PROBLEM TO SOLVE: Drop the pictures, then extract the listing word for word.

DATA PROVIDED:
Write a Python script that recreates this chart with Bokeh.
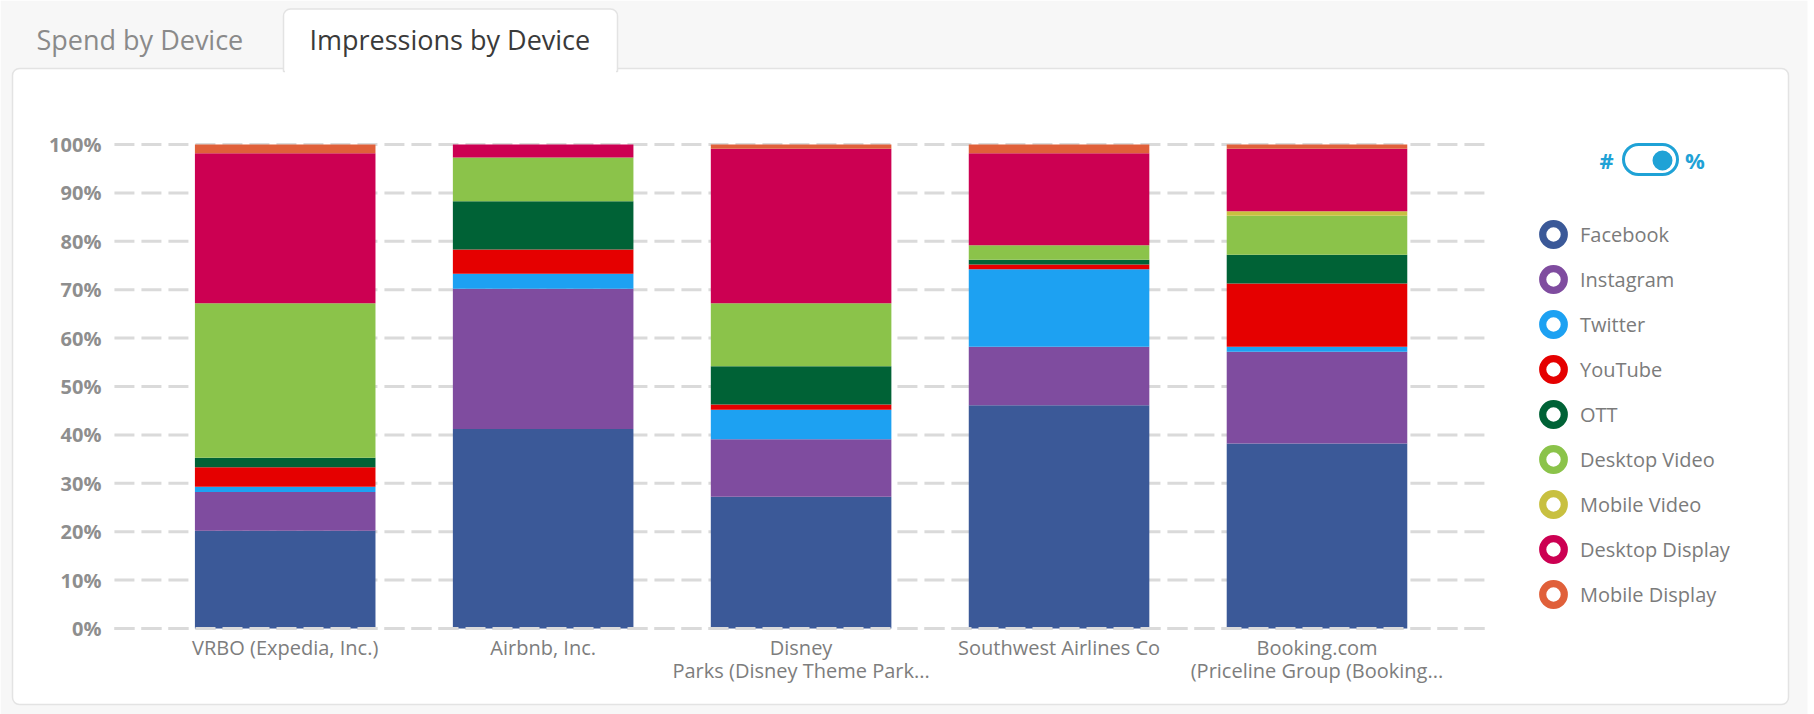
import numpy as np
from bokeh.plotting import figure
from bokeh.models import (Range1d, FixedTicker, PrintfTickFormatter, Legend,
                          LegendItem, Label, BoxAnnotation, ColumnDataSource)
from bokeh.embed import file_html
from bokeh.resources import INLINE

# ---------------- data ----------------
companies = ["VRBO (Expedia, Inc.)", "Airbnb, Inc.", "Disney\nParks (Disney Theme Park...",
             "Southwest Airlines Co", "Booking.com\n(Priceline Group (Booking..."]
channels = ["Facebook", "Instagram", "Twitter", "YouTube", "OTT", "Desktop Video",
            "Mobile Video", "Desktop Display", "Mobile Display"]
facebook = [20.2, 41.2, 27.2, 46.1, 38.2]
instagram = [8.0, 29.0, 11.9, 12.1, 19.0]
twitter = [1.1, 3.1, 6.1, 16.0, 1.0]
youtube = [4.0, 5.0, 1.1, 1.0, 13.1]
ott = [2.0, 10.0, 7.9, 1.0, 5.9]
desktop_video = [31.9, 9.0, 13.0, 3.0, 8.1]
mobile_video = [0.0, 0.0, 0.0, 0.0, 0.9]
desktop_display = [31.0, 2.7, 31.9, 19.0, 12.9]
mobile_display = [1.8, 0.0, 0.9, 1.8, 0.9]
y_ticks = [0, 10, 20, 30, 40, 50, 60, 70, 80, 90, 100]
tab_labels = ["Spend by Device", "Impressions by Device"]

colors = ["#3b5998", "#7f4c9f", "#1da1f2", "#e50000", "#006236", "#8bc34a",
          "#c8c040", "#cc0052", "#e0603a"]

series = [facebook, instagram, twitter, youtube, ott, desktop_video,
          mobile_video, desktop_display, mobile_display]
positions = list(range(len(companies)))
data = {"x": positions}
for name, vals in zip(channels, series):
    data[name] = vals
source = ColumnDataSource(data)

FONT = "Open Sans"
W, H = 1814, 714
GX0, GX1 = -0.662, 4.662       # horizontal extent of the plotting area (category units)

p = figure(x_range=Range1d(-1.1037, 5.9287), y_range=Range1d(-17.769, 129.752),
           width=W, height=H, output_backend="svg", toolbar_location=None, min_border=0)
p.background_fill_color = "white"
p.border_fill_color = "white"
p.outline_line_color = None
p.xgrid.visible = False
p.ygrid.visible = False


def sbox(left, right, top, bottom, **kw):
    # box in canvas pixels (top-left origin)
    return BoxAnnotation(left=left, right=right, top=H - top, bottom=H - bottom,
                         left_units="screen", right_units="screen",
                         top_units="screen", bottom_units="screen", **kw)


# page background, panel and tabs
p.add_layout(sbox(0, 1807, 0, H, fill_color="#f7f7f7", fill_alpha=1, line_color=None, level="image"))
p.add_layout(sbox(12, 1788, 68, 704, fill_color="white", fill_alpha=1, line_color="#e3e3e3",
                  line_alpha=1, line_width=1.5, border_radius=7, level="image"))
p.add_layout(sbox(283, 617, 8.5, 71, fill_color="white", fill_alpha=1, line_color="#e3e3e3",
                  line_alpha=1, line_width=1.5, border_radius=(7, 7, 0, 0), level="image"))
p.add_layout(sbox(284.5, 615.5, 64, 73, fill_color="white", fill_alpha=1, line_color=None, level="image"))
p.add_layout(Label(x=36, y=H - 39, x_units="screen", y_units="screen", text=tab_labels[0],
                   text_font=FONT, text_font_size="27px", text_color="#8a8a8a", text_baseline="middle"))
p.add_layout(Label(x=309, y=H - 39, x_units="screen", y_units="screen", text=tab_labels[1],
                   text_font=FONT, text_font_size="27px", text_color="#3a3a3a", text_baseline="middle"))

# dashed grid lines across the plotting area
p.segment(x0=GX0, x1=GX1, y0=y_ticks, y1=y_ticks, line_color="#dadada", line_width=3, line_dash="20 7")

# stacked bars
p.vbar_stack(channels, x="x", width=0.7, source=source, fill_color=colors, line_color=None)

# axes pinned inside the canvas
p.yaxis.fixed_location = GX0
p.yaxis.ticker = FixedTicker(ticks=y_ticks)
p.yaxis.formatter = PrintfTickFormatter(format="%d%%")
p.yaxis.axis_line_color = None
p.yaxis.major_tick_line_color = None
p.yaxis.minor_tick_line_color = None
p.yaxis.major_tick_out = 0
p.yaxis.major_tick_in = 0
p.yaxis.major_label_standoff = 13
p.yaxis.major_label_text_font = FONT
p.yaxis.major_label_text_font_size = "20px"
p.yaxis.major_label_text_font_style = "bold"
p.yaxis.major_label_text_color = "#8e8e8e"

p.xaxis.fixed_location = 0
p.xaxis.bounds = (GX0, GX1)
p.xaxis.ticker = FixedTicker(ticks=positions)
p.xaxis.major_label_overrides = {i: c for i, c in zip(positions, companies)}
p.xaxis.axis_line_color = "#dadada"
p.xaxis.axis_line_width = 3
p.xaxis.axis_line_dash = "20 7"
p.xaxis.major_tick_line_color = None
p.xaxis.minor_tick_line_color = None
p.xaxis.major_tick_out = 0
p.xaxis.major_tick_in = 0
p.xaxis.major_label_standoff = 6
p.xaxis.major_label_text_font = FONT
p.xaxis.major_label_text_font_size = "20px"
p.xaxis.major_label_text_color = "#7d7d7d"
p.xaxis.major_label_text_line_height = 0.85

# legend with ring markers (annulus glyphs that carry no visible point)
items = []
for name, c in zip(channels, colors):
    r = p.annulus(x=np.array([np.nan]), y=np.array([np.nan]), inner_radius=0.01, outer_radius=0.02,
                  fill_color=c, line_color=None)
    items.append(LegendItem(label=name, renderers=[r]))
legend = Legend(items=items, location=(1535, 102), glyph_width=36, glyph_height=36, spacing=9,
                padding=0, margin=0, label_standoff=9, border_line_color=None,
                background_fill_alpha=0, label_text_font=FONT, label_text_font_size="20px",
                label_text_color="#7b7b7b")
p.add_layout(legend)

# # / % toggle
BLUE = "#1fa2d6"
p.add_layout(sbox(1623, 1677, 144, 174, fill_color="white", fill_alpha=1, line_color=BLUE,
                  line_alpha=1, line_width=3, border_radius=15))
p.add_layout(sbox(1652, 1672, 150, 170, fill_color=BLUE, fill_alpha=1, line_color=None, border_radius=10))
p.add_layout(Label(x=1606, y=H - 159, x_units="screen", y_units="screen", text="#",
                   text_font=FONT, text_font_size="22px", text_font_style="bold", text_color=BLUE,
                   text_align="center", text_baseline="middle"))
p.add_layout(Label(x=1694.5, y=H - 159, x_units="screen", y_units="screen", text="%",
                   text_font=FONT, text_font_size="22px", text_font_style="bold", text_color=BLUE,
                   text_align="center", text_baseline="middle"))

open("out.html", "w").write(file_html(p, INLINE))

ANSWER TO THE EXERCISE:
Write a Python script that recreates this chart with Bokeh.
import numpy as np
from bokeh.plotting import figure
from bokeh.models import (Range1d, FixedTicker, PrintfTickFormatter, Legend,
                          LegendItem, Label, BoxAnnotation, ColumnDataSource)
from bokeh.embed import file_html
from bokeh.resources import INLINE

# ---------------- data ----------------
companies = ["VRBO (Expedia, Inc.)", "Airbnb, Inc.", "Disney\nParks (Disney Theme Park...",
             "Southwest Airlines Co", "Booking.com\n(Priceline Group (Booking..."]
channels = ["Facebook", "Instagram", "Twitter", "YouTube", "OTT", "Desktop Video",
            "Mobile Video", "Desktop Display", "Mobile Display"]
facebook = [20.2, 41.2, 27.2, 46.1, 38.2]
instagram = [8.0, 29.0, 11.9, 12.1, 19.0]
twitter = [1.1, 3.1, 6.1, 16.0, 1.0]
youtube = [4.0, 5.0, 1.1, 1.0, 13.1]
ott = [2.0, 10.0, 7.9, 1.0, 5.9]
desktop_video = [31.9, 9.0, 13.0, 3.0, 8.1]
mobile_video = [0.0, 0.0, 0.0, 0.0, 0.9]
desktop_display = [31.0, 2.7, 31.9, 19.0, 12.9]
mobile_display = [1.8, 0.0, 0.9, 1.8, 0.9]
y_ticks = [0, 10, 20, 30, 40, 50, 60, 70, 80, 90, 100]
tab_labels = ["Spend by Device", "Impressions by Device"]

colors = ["#3b5998", "#7f4c9f", "#1da1f2", "#e50000", "#006236", "#8bc34a",
          "#c8c040", "#cc0052", "#e0603a"]

series = [facebook, instagram, twitter, youtube, ott, desktop_video,
          mobile_video, desktop_display, mobile_display]
positions = list(range(len(companies)))
data = {"x": positions}
for name, vals in zip(channels, series):
    data[name] = vals
source = ColumnDataSource(data)

FONT = "Open Sans"
W, H = 1814, 714
GX0, GX1 = -0.662, 4.662       # horizontal extent of the plotting area (category units)

p = figure(x_range=Range1d(-1.1037, 5.9287), y_range=Range1d(-17.769, 129.752),
           width=W, height=H, output_backend="svg", toolbar_location=None, min_border=0)
p.background_fill_color = "white"
p.border_fill_color = "white"
p.outline_line_color = None
p.xgrid.visible = False
p.ygrid.visible = False


def sbox(left, right, top, bottom, **kw):
    # box in canvas pixels (top-left origin)
    return BoxAnnotation(left=left, right=right, top=H - top, bottom=H - bottom,
                         left_units="screen", right_units="screen",
                         top_units="screen", bottom_units="screen", **kw)


# page background, panel and tabs
p.add_layout(sbox(0, 1807, 0, H, fill_color="#f7f7f7", fill_alpha=1, line_color=None, level="image"))
p.add_layout(sbox(12, 1788, 68, 704, fill_color="white", fill_alpha=1, line_color="#e3e3e3",
                  line_alpha=1, line_width=1.5, border_radius=7, level="image"))
p.add_layout(sbox(283, 617, 8.5, 71, fill_color="white", fill_alpha=1, line_color="#e3e3e3",
                  line_alpha=1, line_width=1.5, border_radius=(7, 7, 0, 0), level="image"))
p.add_layout(sbox(284.5, 615.5, 64, 73, fill_color="white", fill_alpha=1, line_color=None, level="image"))
p.add_layout(Label(x=36, y=H - 39, x_units="screen", y_units="screen", text=tab_labels[0],
                   text_font=FONT, text_font_size="27px", text_color="#8a8a8a", text_baseline="middle"))
p.add_layout(Label(x=309, y=H - 39, x_units="screen", y_units="screen", text=tab_labels[1],
                   text_font=FONT, text_font_size="27px", text_color="#3a3a3a", text_baseline="middle"))

# dashed grid lines across the plotting area
p.segment(x0=GX0, x1=GX1, y0=y_ticks, y1=y_ticks, line_color="#dadada", line_width=3, line_dash="20 7")

# stacked bars
p.vbar_stack(channels, x="x", width=0.7, source=source, fill_color=colors, line_color=None)

# axes pinned inside the canvas
p.yaxis.fixed_location = GX0
p.yaxis.ticker = FixedTicker(ticks=y_ticks)
p.yaxis.formatter = PrintfTickFormatter(format="%d%%")
p.yaxis.axis_line_color = None
p.yaxis.major_tick_line_color = None
p.yaxis.minor_tick_line_color = None
p.yaxis.major_tick_out = 0
p.yaxis.major_tick_in = 0
p.yaxis.major_label_standoff = 13
p.yaxis.major_label_text_font = FONT
p.yaxis.major_label_text_font_size = "20px"
p.yaxis.major_label_text_font_style = "bold"
p.yaxis.major_label_text_color = "#8e8e8e"

p.xaxis.fixed_location = 0
p.xaxis.bounds = (GX0, GX1)
p.xaxis.ticker = FixedTicker(ticks=positions)
p.xaxis.major_label_overrides = {i: c for i, c in zip(positions, companies)}
p.xaxis.axis_line_color = "#dadada"
p.xaxis.axis_line_width = 3
p.xaxis.axis_line_dash = "20 7"
p.xaxis.major_tick_line_color = None
p.xaxis.minor_tick_line_color = None
p.xaxis.major_tick_out = 0
p.xaxis.major_tick_in = 0
p.xaxis.major_label_standoff = 6
p.xaxis.major_label_text_font = FONT
p.xaxis.major_label_text_font_size = "20px"
p.xaxis.major_label_text_color = "#7d7d7d"
p.xaxis.major_label_text_line_height = 0.85

# legend with ring markers (annulus glyphs that carry no visible point)
items = []
for name, c in zip(channels, colors):
    r = p.annulus(x=np.array([np.nan]), y=np.array([np.nan]), inner_radius=0.01, outer_radius=0.02,
                  fill_color=c, line_color=None)
    items.append(LegendItem(label=name, renderers=[r]))
legend = Legend(items=items, location=(1535, 102), glyph_width=36, glyph_height=36, spacing=9,
                padding=0, margin=0, label_standoff=9, border_line_color=None,
                background_fill_alpha=0, label_text_font=FONT, label_text_font_size="20px",
                label_text_color="#7b7b7b")
p.add_layout(legend)

# # / % toggle
BLUE = "#1fa2d6"
p.add_layout(sbox(1623, 1677, 144, 174, fill_color="white", fill_alpha=1, line_color=BLUE,
                  line_alpha=1, line_width=3, border_radius=15))
p.add_layout(sbox(1652, 1672, 150, 170, fill_color=BLUE, fill_alpha=1, line_color=None, border_radius=10))
p.add_layout(Label(x=1606, y=H - 159, x_units="screen", y_units="screen", text="#",
                   text_font=FONT, text_font_size="22px", text_font_style="bold", text_color=BLUE,
                   text_align="center", text_baseline="middle"))
p.add_layout(Label(x=1694.5, y=H - 159, x_units="screen", y_units="screen", text="%",
                   text_font=FONT, text_font_size="22px", text_font_style="bold", text_color=BLUE,
                   text_align="center", text_baseline="middle"))

open("out.html", "w").write(file_html(p, INLINE))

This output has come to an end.